In an effort to reduce production costs, they skipped the breeding season twice during the drought to maintain their herd size at about 17 mares and one stallion. The couple’s operation, Buckaroo Saloon, breeds rugged, cowboy-style workhorses.

“The demand for workhorses is likely to increase, due to the escalation in fuel prices, making it cheaper to patrol farms on horseback,” says Pierre. “Horses have the added advantage of being able to cross areas inaccessible to vehicles.”


The Kleinhanses’ breeding philosophy is rooted in the notion of the relationship between cowboys and their horses in the Wild West of the old US.
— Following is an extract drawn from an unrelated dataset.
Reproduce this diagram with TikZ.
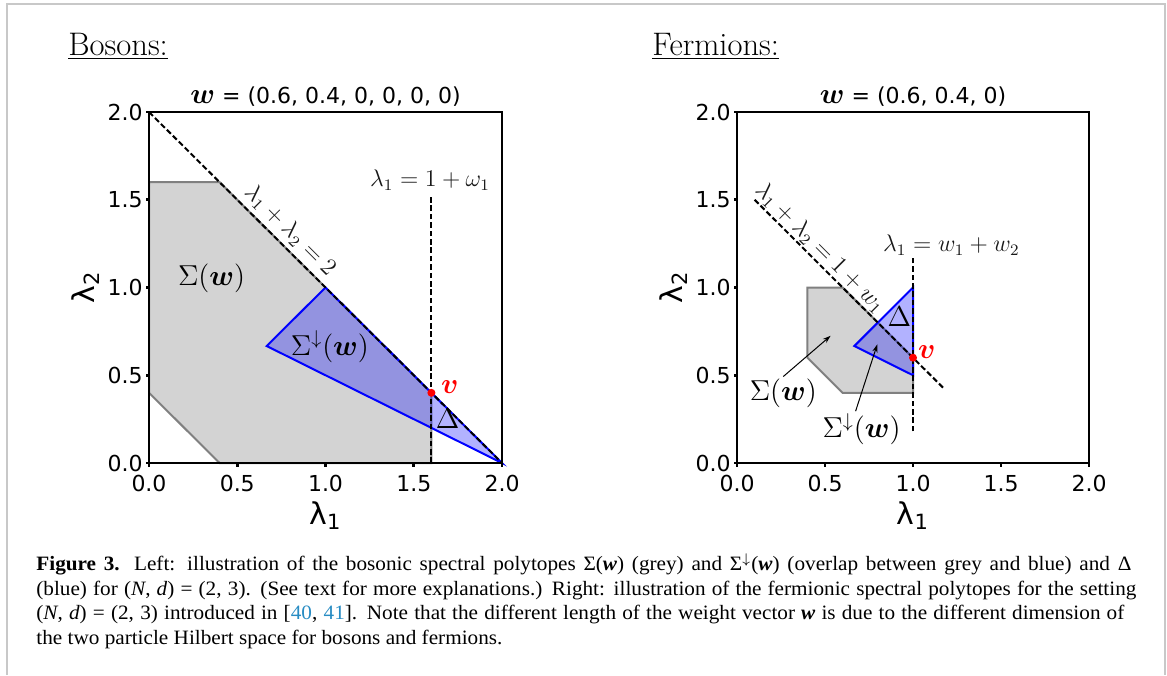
\documentclass[tikz,border=0pt]{standalone}
\usepackage{fontspec}
\usepackage{bm}
\usetikzlibrary{arrows.meta}
\newfontfamily\axfont{DejaVu Sans}
\newfontfamily\capfont[FakeStretch=1.04]{Liberation Serif}
\definecolor{polyfill}{HTML}{D3D3D3}
\definecolor{polyedge}{HTML}{808080}
\definecolor{framegrey}{HTML}{C8C8C8}
\definecolor{citeblue}{RGB}{40,140,195}
\tikzset{
  axbox/.style={line width=1.3pt},
  ticklab/.style={font=\axfont\fontsize{11}{13}\selectfont, inner sep=0pt},
  axlab/.style={font=\axfont\fontsize{15}{18}\selectfont, inner sep=0pt},
  titlelab/.style={font=\axfont\fontsize{11}{13}\selectfont, inner sep=0pt},
  anno/.style={font=\fontsize{11.5}{14}\selectfont, text=black!90, inner sep=0.5pt},
  polylab/.style={font=\fontsize{14.5}{17}\selectfont, inner sep=1pt},
  greypoly/.style={fill=polyfill, draw=polyedge, line width=1pt},
  bluepoly/.style={fill=blue, fill opacity=0.3, draw=blue, line width=1pt},
  guideline/.style={draw=black, line width=1pt, dash pattern=on 2.8pt off 1.4pt},
  vdot/.style={circle, fill=red, inner sep=0pt, minimum size=4pt},
  labarrow/.style={-{Stealth[length=4pt, width=2.6pt]}, line width=0.5pt},
  panelhead/.style={font=\fontsize{16.3}{19}\selectfont, inner sep=0pt},
  capline/.style={font=\capfont\fontsize{10.2}{12}\selectfont, inner sep=0pt, anchor=base west},
}

\begin{document}
\begin{tikzpicture}[x=0.5pt, y=-0.5pt]
  \useasboundingbox (0,0) rectangle (1167,675);
  \draw[framegrey, line width=1pt] (7,675) -- (7,4) -- (1165,4) -- (1165,675);

  \node[panelhead, anchor=base west] (bos) at (68,55) {\underline{Bosons:}};
  \node[panelhead, anchor=base west] (fer) at (652,55) {\underline{Fermions:}};

  % left panel: bosons
  \begin{scope}[shift={(149,463)}, x=88.25pt, y=87.75pt]
    \draw[greypoly] (0,0.4) -- (0,1.6) -- (0.4,1.6) -- (1.6,0.4) -- (1.6,0) -- (0.4,0) -- cycle;
    \draw[bluepoly] (2/3,2/3) -- (1,1) -- (2,0) -- cycle;
    \draw[guideline] (0,2) -- (2,0);
    \draw[guideline] (1.6,0) -- (1.6,1.53);
    \draw[axbox] (0,0) rectangle (2,2);
    \foreach \val [count=\i] in {0.0,0.5,1.0,1.5,2.0} {
      \draw[axbox] (\val,0) -- ++(0,-1.75pt);
      \draw[axbox] (0,\val) -- ++(-1.75pt,0);
      \node[ticklab, anchor=north] (xtL\i) at ([yshift=-6pt]\val,0) {\val};
      \node[ticklab, anchor=east] (ytL\i) at ([xshift=-3pt]0,\val) {\val};
    }
    \node[axlab] (xlabL) at (1,-0.30) {λ\textsubscript{1}};
    \node[axlab, rotate=90] (ylabL) at (-0.36,1.0) {λ\textsubscript{2}};
    \node[titlelab, anchor=base] (titL) at (1,2.05) {{\fontsize{15}{18}\selectfont$\bm{w}$} = (0.6, 0.4, 0, 0, 0, 0)};
    \node[vdot] (vL) at (1.6,0.4) {};
    \node[polylab, text=red] (vlabL) at (1.705,0.435) {$\bm{v}$};
    \node[polylab] (sigL) at (0.355,1.05) {$\Sigma(\bm{w})$};
    \node[polylab] (sdL) at (1.025,0.663) {$\Sigma^{\downarrow}(\bm{w})$};
    \node[polylab] (delL) at (1.692,0.25) {$\Delta$};
    \node[anno] (vertL) at (1.592,1.613) {$\lambda_1=1+\omega_1$};
    \node[anno, rotate=-45] (diagL) at (0.80,1.325) {$\lambda_1+\lambda_2=2$};
  \end{scope}

  % right panel: fermions
  \begin{scope}[shift={(737,463)}, x=88pt, y=87.75pt]
    \draw[greypoly] (0.4,1.0) -- (0.6,1.0) -- (1.0,0.6) -- (1.0,0.4) -- (0.6,0.4) -- (0.4,0.6) -- cycle;
    \draw[bluepoly] (2/3,2/3) -- (1,1) -- (1,0.5) -- cycle;
    \draw[guideline] (0.1,1.5) -- (1.18,0.42);
    \draw[guideline] (1,0.18) -- (1,1.166);
    \draw[axbox] (0,0) rectangle (2,2);
    \foreach \val [count=\i] in {0.0,0.5,1.0,1.5,2.0} {
      \draw[axbox] (\val,0) -- ++(0,-1.75pt);
      \draw[axbox] (0,\val) -- ++(-1.75pt,0);
      \node[ticklab, anchor=north] (xtR\i) at ([yshift=-6pt]\val,0) {\val};
      \node[ticklab, anchor=east] (ytR\i) at ([xshift=-3pt]0,\val) {\val};
    }
    \node[axlab] (xlabR) at (1,-0.30) {λ\textsubscript{1}};
    \node[axlab, rotate=90] (ylabR) at (-0.36,1.0) {λ\textsubscript{2}};
    \node[titlelab, anchor=base] (titR) at (1,2.05) {{\fontsize{15}{18}\selectfont$\bm{w}$} = (0.6, 0.4, 0)};
    \node[vdot] (vR) at (1,0.6) {};
    \node[polylab, text=red] (vlabR) at (1.078,0.634) {$\bm{v}$};
    \node[polylab] (delR) at (0.923,0.834) {$\Delta$};
    \node[anno] (vertR) at (1.218,1.241) {$\lambda_1=w_1+w_2$};
    \node[anno, rotate=-45] (diagR) at (0.474,1.225) {$\lambda_1+\lambda_2=1+w_1$};
    \node[polylab] (sigR) at (0.263,0.397) {$\Sigma(\bm{w})$};
    \node[polylab] (sdR) at (0.708,0.192) {$\Sigma^{\downarrow}(\bm{w})$};
    \coordinate (sigRtip) at (0.532,0.725);
    \coordinate (sdRtip) at (0.797,0.676);
    \draw[labarrow] (sigR.north) -- (sigRtip);
    \draw[labarrow] ([xshift=-3pt]sdR.north) -- (sdRtip);
  \end{scope}

  % caption
  \node[capline] (cap1) at (36,570.5) {\makebox[547.5pt][s]{{\bfseries Figure 3.} Left: illustration of the bosonic spectral polytopes Σ(\textbf{\textit{w}}) (grey) and Σ\textsuperscript{$\downarrow$}(\textbf{\textit{w}}) (overlap between grey and blue) and Δ}};
  \node[capline] (cap2) at (36,595) {\makebox[550pt][s]{(blue) for (\textit{N}, \textit{d}) = (2, 3). (See text for more explanations.) Right: illustration of the fermionic spectral polytopes for the setting}};
  \node[capline] (cap3) at (36,619.5) {\makebox[544pt][s]{(\textit{N}, \textit{d}) = (2, 3) introduced in [\textcolor{citeblue}{40}, \textcolor{citeblue}{41}]. Note that the different length of the weight vector \textbf{\textit{w}} is due to the different dimension of}};
  \node[capline] (cap4) at (36,644) {the two particle Hilbert space for bosons and fermions.};
\end{tikzpicture}
\end{document}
“For many cowboys, a horse was not only a work and transport animal, but also a close companion, which is why temperament is such an important breeding goal for us,” says Carine. “At the same time, little veterinary aid was available back then, so a horse had to be naturally resilient to survive.”
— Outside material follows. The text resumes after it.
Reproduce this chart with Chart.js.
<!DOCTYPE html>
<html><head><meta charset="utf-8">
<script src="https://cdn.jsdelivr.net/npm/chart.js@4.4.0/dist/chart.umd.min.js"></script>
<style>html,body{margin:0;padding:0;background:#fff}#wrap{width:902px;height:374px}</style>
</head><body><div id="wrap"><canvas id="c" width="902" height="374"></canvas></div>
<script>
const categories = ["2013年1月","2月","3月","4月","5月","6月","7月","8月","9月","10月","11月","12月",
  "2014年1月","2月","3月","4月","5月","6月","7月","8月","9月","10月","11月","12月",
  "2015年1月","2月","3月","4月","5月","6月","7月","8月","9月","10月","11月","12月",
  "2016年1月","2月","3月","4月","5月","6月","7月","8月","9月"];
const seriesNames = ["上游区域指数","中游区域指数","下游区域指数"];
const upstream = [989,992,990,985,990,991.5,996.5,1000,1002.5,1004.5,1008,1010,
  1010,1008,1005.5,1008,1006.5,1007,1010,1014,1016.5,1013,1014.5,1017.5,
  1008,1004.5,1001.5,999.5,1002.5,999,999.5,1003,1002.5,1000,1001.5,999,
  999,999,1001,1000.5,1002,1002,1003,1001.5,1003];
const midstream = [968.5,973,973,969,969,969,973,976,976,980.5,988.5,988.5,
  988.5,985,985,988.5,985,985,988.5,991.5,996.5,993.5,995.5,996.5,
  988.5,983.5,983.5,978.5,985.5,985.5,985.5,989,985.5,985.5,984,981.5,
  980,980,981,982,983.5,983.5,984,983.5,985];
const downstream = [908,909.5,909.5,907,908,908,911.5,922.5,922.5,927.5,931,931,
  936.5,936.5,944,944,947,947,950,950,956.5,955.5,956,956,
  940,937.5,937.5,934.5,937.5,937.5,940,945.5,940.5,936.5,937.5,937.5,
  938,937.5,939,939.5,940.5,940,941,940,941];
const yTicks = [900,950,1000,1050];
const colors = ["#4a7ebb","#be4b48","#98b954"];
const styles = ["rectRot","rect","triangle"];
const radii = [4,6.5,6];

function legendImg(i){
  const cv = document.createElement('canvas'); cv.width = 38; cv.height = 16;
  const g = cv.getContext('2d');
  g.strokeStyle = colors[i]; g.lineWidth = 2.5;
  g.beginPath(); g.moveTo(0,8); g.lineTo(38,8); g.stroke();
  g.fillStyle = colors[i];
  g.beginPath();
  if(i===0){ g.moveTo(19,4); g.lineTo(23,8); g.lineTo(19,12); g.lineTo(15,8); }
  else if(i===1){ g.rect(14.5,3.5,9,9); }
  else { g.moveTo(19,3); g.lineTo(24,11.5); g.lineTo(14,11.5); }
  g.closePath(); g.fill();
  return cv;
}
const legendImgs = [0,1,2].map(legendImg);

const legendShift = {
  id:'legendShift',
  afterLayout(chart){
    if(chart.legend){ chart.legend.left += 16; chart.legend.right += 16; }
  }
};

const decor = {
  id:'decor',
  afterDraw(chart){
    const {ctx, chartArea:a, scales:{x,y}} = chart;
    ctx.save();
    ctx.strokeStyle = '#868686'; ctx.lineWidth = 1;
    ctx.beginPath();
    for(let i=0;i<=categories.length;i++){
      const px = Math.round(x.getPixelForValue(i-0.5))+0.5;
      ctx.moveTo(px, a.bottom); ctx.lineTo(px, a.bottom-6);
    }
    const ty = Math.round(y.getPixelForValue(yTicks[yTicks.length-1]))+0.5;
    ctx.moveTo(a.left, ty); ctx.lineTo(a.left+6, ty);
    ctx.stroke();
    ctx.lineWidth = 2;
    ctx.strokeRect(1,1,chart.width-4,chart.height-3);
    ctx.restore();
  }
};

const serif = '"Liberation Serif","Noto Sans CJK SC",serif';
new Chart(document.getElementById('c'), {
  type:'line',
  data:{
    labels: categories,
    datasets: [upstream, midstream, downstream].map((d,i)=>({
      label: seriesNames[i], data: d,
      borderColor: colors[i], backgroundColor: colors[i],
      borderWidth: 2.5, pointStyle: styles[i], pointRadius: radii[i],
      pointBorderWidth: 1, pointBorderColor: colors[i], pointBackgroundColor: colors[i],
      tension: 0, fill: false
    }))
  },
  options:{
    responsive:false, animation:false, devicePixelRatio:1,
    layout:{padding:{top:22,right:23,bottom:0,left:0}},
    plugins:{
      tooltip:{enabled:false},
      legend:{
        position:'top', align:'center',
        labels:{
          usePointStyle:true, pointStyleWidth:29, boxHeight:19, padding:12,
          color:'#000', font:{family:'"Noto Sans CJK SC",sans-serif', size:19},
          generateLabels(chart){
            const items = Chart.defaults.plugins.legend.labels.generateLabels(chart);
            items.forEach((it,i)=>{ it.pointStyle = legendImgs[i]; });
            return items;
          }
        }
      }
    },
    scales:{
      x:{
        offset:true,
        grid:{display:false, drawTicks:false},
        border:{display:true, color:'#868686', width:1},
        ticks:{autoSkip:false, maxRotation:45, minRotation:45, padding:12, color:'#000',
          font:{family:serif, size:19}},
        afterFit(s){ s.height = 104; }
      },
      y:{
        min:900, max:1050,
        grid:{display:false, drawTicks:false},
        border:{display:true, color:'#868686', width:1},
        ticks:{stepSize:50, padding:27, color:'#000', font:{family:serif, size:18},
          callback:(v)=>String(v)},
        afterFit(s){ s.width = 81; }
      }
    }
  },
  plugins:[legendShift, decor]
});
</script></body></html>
She says that the pampering and stabling of horses have created an exaggerated idea of what it costs to keep one, resulting in many people deciding against doing so. Being bred and raised for hardiness, Buckaroo horses seldom, if ever, require a veterinarian. In addition, the horses are kept outside, which eliminates stabling costs.

Carine estimates that it costs them about R1 000 a month to keep a single horse.


The couple’s horse production journey began in 2010, when Carine started rescuing and restoring neglected horses back to health while living in Port Nolloth in the Namaqualand. Pierre, in the meantime, was focused primarily on his career in security, which involved, over the years, working in the army, the police services and lastly, in Iraq.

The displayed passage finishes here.